Chocolate Chip Sourdough Cookies

Bite into this  super soft chocolate chip cookie and you’ll be surprised that it has sourdough in it! This delicious cookie is dairy free, nut free, egg free, and it has no calories, and will make you smarter… Well maybe not all of that, but it is a great option for people with dietary restrictions and for ALL people who love cookies!

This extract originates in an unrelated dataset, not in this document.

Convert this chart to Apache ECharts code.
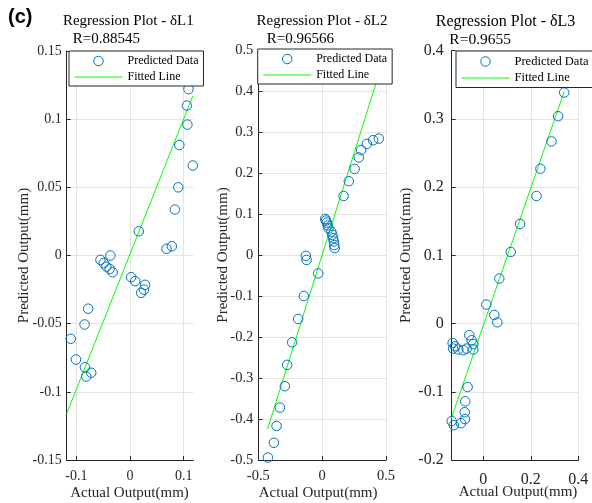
<!DOCTYPE html>
<html>
<head>
<meta charset="utf-8">
<script src="https://cdn.jsdelivr.net/npm/echarts@6/dist/echarts.min.js"></script>
<style>
html,body{margin:0;padding:0;background:#fff;}
#c{width:592px;height:503px;}
</style>
</head>
<body>
<div id="c"></div>
<script>
// ---- Data ----
const panelTitles = ['Regression Plot - δL1', 'Regression Plot - δL2', 'Regression Plot - δL3'];
const rLabels = ['R=0.88545', 'R=0.96566', 'R=0.9655'];
const legendNames = ['Predicted Data', 'Fitted Line'];
const xAxisName = 'Actual Output(mm)';
const yAxisName = 'Predicted Output(mm)';

const L1_actual = [0.109, 0.106, 0.107, 0.092, 0.117, 0.090, 0.0836, 0.0164, 0.068, 0.078,
  -0.0551, -0.049, -0.0366, -0.044, -0.0379, -0.0323, 0.002, 0.0096, 0.028, 0.026, 0.0207,
  -0.078, -0.0847, -0.1105, -0.1185, -0.1007, -0.084, -0.0815, -0.0723];
const L1_pred = [0.122, 0.110, 0.096, 0.081, 0.066, 0.050, 0.0337, 0.0178, 0.0049, 0.0068,
  -0.0032, -0.0056, 0.0, -0.0081, -0.0098, -0.0123, -0.0159, -0.0188, -0.0215, -0.025, -0.0274,
  -0.039, -0.0506, -0.0611, -0.0692, -0.0763, -0.082, -0.0888, -0.086];
const L1_fitX = [-0.118, 0.117];
const L1_fitY = [-0.116, 0.117];

const L2_actual = [0.444, 0.399, 0.350, 0.305, 0.287, 0.254, 0.209, 0.168,
  0.024, 0.030, 0.036, 0.044, 0.050, 0.072, 0.080, 0.086, 0.091, 0.094, 0.098,
  -0.128, -0.122, -0.031, -0.143, -0.188, -0.235, -0.274, -0.292, -0.331, -0.357, -0.378, -0.425];
const L2_pred = [0.284, 0.280, 0.271, 0.256, 0.238, 0.210, 0.180, 0.144,
  0.088, 0.084, 0.079, 0.072, 0.065, 0.057, 0.049, 0.041, 0.033, 0.024, 0.017,
  -0.002, -0.012, -0.045, -0.100, -0.156, -0.213, -0.268, -0.320, -0.372, -0.417, -0.458, -0.494];
const L2_fitX = [-0.428, 0.444];
const L2_fitY = [-0.425, 0.441];

const L3_actual = [0.3405, 0.315, 0.287, 0.2405, 0.224, 0.155, 0.1156, 0.0675, 0.0127, 0.0464, 0.059,
  -0.129, -0.119, -0.127, -0.105, -0.084, -0.070, -0.059, -0.049, -0.042, -0.042,
  -0.066, -0.076, -0.078, -0.077, -0.094, -0.133, -0.124];
const L3_pred = [0.3387, 0.304, 0.267, 0.227, 0.187, 0.146, 0.105, 0.066, 0.0279, 0.0126, 0.0019,
  -0.0284, -0.0333, -0.0367, -0.038, -0.039, -0.0367, -0.017, -0.0245, -0.030, -0.038,
  -0.093, -0.114, -0.130, -0.140, -0.146, -0.143, -0.149];
const L3_fitX = [-0.135, 0.3405];
const L3_fitY = [-0.139, 0.340];

// axis ranges and tick values
const xMin = [-0.118, -0.5, -0.133];
const xMax = [0.118, 0.5, 0.4];
const yMin = [-0.15, -0.5, -0.2];
const yMax = [0.15, 0.5, 0.4];
const xTicks = [[-0.1, 0, 0.1], [-0.5, 0, 0.5], [0, 0.2, 0.4]];
const yTicks = [
  [-0.15, -0.1, -0.05, 0, 0.05, 0.1, 0.15],
  [-0.5, -0.4, -0.3, -0.2, -0.1, 0, 0.1, 0.2, 0.3, 0.4, 0.5],
  [-0.2, -0.1, 0, 0.1, 0.2, 0.3, 0.4]
];

// ---- Layout / style ----
const SERIF = 'Liberation Serif';
const TXT = '#262626';
const BLUE = '#0072BD';
const GREEN = '#00ff00';
const GRIDC = '#e3e3e3';
const grids = [
  {left: 66.7, top: 51, width: 126.6, height: 409, outerBoundsMode: 'none', containLabel: false},
  {left: 258.3, top: 50, width: 127.7, height: 410, outerBoundsMode: 'none', containLabel: false},
  {left: 451.7, top: 50.7, width: 126.6, height: 409.3, outerBoundsMode: 'none', containLabel: false}
];
const tickFont = [14, 14.5, 16];
const yLabelMargin = [5, 5, 8];
const xLabelMargin = [9, 9, 12];
const xNameGap = [25.5, 25.5, 24.5];
const xNamePad = [[0, 1, 0, 0], [0, 8, 0, 0], [0, 0, 0, 6]];
const yNameGap = [35, 27.5, 38.5];
const titleCenters = [128.3, 322, 505.5];
const rLefts = [72.7, 266.7, 449.3];
const titleSize = [15, 15, 16];
const rSize = [15, 15, 15.5];
const legendPos = [
  {left: 69, top: 51, gap: 4, fs: 12},
  {left: 257.7, top: 49, gap: 4, fs: 12},
  {left: 456, top: 51, gap: 3.5, fs: 12.5}
];

function zip(a, b) { return a.map((v, i) => [v, b[i]]); }
const scatterData = [zip(L1_actual, L1_pred), zip(L2_actual, L2_pred), zip(L3_actual, L3_pred)];
const fitData = [zip(L1_fitX, L1_fitY), zip(L2_fitX, L2_fitY), zip(L3_fitX, L3_fitY)];

const xAxes = [], yAxes = [], series = [], titles = [], legends = [];
for (let i = 0; i < 3; i++) {
  const sName = legendNames[0] + ' ' + (i + 1);
  const lName = legendNames[1] + ' ' + (i + 1);
  xAxes.push({
    type: 'value', gridIndex: i, min: xMin[i], max: xMax[i],
    name: xAxisName, nameLocation: 'middle', nameGap: xNameGap[i], nameMoveOverlap: false,
    nameTextStyle: {fontFamily: SERIF, fontSize: 15, color: TXT, padding: xNamePad[i]},
    axisLine: {show: true, onZero: false, lineStyle: {color: TXT, width: 1}},
    axisTick: {show: true, inside: true, length: 4, customValues: xTicks[i], lineStyle: {color: TXT}},
    axisLabel: {fontFamily: SERIF, fontSize: tickFont[i], color: TXT, margin: xLabelMargin[i],
      customValues: xTicks[i], hideOverlap: false},
    splitLine: {show: true, lineStyle: {color: GRIDC, width: 1}}
  });
  yAxes.push({
    type: 'value', gridIndex: i, min: yMin[i], max: yMax[i],
    name: yAxisName, nameLocation: 'middle', nameGap: yNameGap[i], nameMoveOverlap: false,
    nameTextStyle: {fontFamily: SERIF, fontSize: 15, color: TXT},
    axisLine: {show: true, onZero: false, lineStyle: {color: TXT, width: 1}},
    axisTick: {show: true, inside: true, length: 4, customValues: yTicks[i], lineStyle: {color: TXT}},
    axisLabel: {fontFamily: SERIF, fontSize: tickFont[i], color: TXT, margin: yLabelMargin[i],
      customValues: yTicks[i], hideOverlap: false},
    splitLine: {show: true, lineStyle: {color: GRIDC, width: 1}}
  });
  series.push({
    name: sName, type: 'scatter', xAxisIndex: i, yAxisIndex: i,
    data: scatterData[i], symbol: 'circle', symbolSize: 9.5, z: 3,
    itemStyle: {color: 'rgba(0,0,0,0)', borderColor: BLUE, borderWidth: 1, opacity: 1},
    emphasis: {disabled: true}
  });
  series.push({
    name: lName, type: 'line', xAxisIndex: i, yAxisIndex: i,
    data: fitData[i], symbol: 'none', showSymbol: false, z: 2,
    lineStyle: {color: GREEN, width: 1}, itemStyle: {color: GREEN},
    emphasis: {disabled: true}
  });
  titles.push({
    text: panelTitles[i], left: titleCenters[i], top: 14, textAlign: 'center', padding: 0,
    textStyle: {fontFamily: SERIF, fontSize: titleSize[i], fontWeight: 'normal', color: '#000'}
  });
  titles.push({
    text: rLabels[i], left: rLefts[i], top: 31.5, padding: 0,
    textStyle: {fontFamily: SERIF, fontSize: rSize[i], fontWeight: 'normal', color: '#000'}
  });
  const lp = legendPos[i];
  legends.push({
    data: [
      {name: sName, icon: 'circle',
       itemStyle: {color: 'rgba(0,0,0,0)', borderColor: BLUE, borderWidth: 1}},
      {name: lName, itemStyle: {opacity: 0}, lineStyle: {color: GREEN, width: 1}}
    ],
    formatter: function (n) { return n.replace(/ \d$/, ''); },
    orient: 'vertical', left: lp.left, top: lp.top,
    itemWidth: 48, itemHeight: 9.5, itemGap: lp.gap, padding: [4, 5, 3, 5],
    backgroundColor: '#fff', borderColor: TXT, borderWidth: 1, borderRadius: 0,
    selectedMode: false, z: 10,
    textStyle: {fontFamily: SERIF, fontSize: lp.fs, color: '#000'}
  });
}
titles.push({
  text: '(c)', left: 8, top: 7, padding: 0,
  textStyle: {fontFamily: 'Liberation Sans', fontSize: 20, fontWeight: 'bold', color: '#000'}
});

const chart = echarts.init(document.getElementById('c'), null, {renderer: 'canvas'});
chart.setOption({
  animation: false,
  backgroundColor: '#fff',
  title: titles,
  legend: legends,
  grid: grids,
  xAxis: xAxes,
  yAxis: yAxes,
  series: series
});
</script>
</body>
</html>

Chocolate Chip Sourdough Cookies

Prep Time 20 minutes
Cook Time 12 minutes
Refrigeration 30 minutes
Total Time 1 hour 2 minutes
Servings 27 cookies

Ingredients
  

  • 227 grams Butter flavor shortening, or room temp plant based butter
  • 140 grams brown sugar
  • 150 grams white sugar
  • 110 grams Sourdough Starter active or discard, 100% hydration
  • 1 tsp vanilla extract
  • 320 grams all purpose flour
  • 1 tsp baking powder
  • ½ tsp baking soda
  • 1 tsp salt
  • 150 grams chocolate chips (non-dairy)

Instructions
 

  • In a large mixing bowl, cream together the vegan butter, brown sugar, and white sugar until light and fluffy.
  • Add the sourdough discard and vanilla, and mix until JUST combined. Avoid overmixing.
  • In another bowl, sift together all-purpose flour, baking powder, baking soda, and salt.
  • Add half of the dry mix to the mixing bowl with your wet ingredients, stir until just combined, then add the remainder of the flour mixture. Do not overmix.
  • Add the chocolate chips and stir until incorporated.
  • Cover and let chill in the fridge for at least 30 minutes so the dough can relax.
  • Preheat oven to 350F.
  • Scoop out cookie dough balls (approx. 40 grams) on a lined baking sheet, leaving about 2 inches between each dough ball.
  • Bake for 10-12 minutes. 10 min will yield a very soft, chewy cookie, 12 min will yield crisp edges with a chewy center.
  • Remove from oven after 10-12 min and let rest on the baking sheet for 2 minutes, then transfer to a wire rack to cool.

Notes

If you want to prepare these cookies ahead of time, you may freeze the cookies in in cookie dough balls on a flat baking sheet, and then transfer to an airtight bag or container once frozen.
DO NOT store the cookie dough in the fridge for longer than 12 hours. The sourdough discard will feed on the sugars in the cookies and affect the texture of the cookie dough.
If you LOVE chocolate chips, you can use up to 250 grams of chocolate chips. Measure with your heart!